He won’t be an Orioles Hall of Famer; more likely a Blue Jays or Indians Hall of Famer. Or perhaps, given how many future nominees would benefit from such a thing, Cooperstown will create a new category for vagabond players, who won’t be required to choose just one team’s hat for their plaque.
Whatever the case, Roberto Alomar will be in the Hall of Fame regardless of which team claims him as its own. Maybe not first ballot – given, um, that incident I’m sure you remember – but he’ll be there.
The Hall of Very Good sizes up Alomar’s candidacy.
Alomar went to twelve straight All-Star games (nine as a starter), compared to Ryno’s ten. Incidentally, his ten Gold Gloves over a span of eleven years is the most ever by a second baseman.
His .984 fielding percentage is a hair behind Sandberg’s .989.
His 2724 hits (and career .300 batting average) is the most by any every day second baseman since Charlie Gehringer’s 2839. Gehringer was inducted in 1949. FYI…Sandberg finished with 2386 and a .285 batting average.

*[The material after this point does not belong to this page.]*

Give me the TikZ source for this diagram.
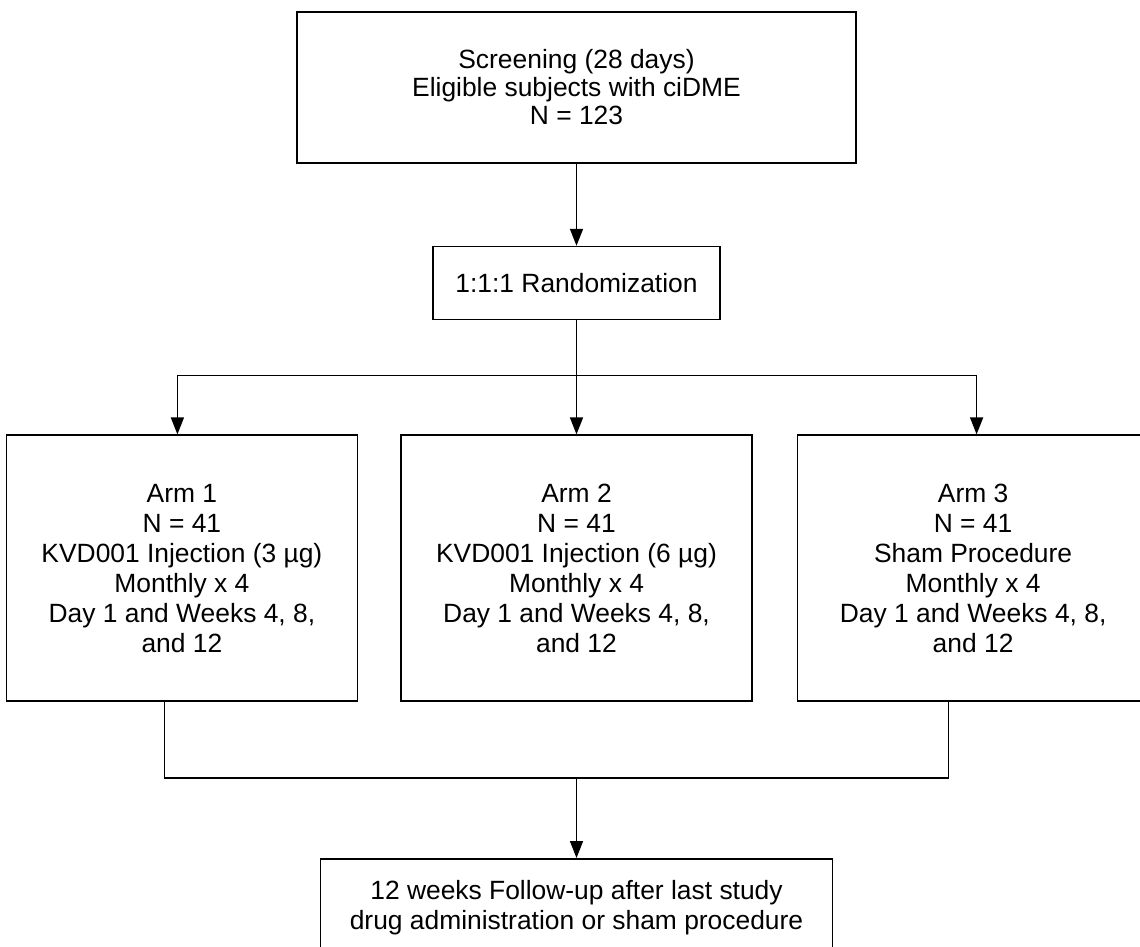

Even, Alomar’s OPS+ (a stat that I am not that high on, but some people are) of 116 is smack dab in the middle of the pack when you look at those already enshrined. For the record, Sandberg’s was 114. Joe Morgan…a surprising 132.
Alomar even slugged .347 in back to back World Series victories for the Blue Jays
And yes, for every “case for”…there is a case against:
Alomar was the type of player that, because he was so damn solid for nearly 17 seasons…people forget that he was a hitting machine. From his second year in the majors (1989) until 2001, Alomar hit under .295 only twice. He even had an impressive run of nine out of ten years where he hit .300 or better.
Open your doors for Robbie, Cooperstown, I’ll be watching…all the while knowing that the best second baseman I ever saw play is getting his just desserts.
Alomar seemed to dog it toward the end of his three-season stay in Baltimore when his numbers dropped accordingly. The fact that those numbers rebounded enough for him to finish third in the MVP voting in 1999 after returning to Cleveland only added to existing accusations that he played hard only when he really wanted to. Nevertheless, when Alomar gave it his all there weren’t many who were better at the position.
I first saw Alomar play in Toronto, where he dominated the Blue Jays game I attended. It’s not very often you walk away from a baseball game most impressed by a second baseman, but that’s exactly what happened that night.
I went to Toronto to see the SkyDome; I left there talking about Robbie Alomar, a future Hall of Famer.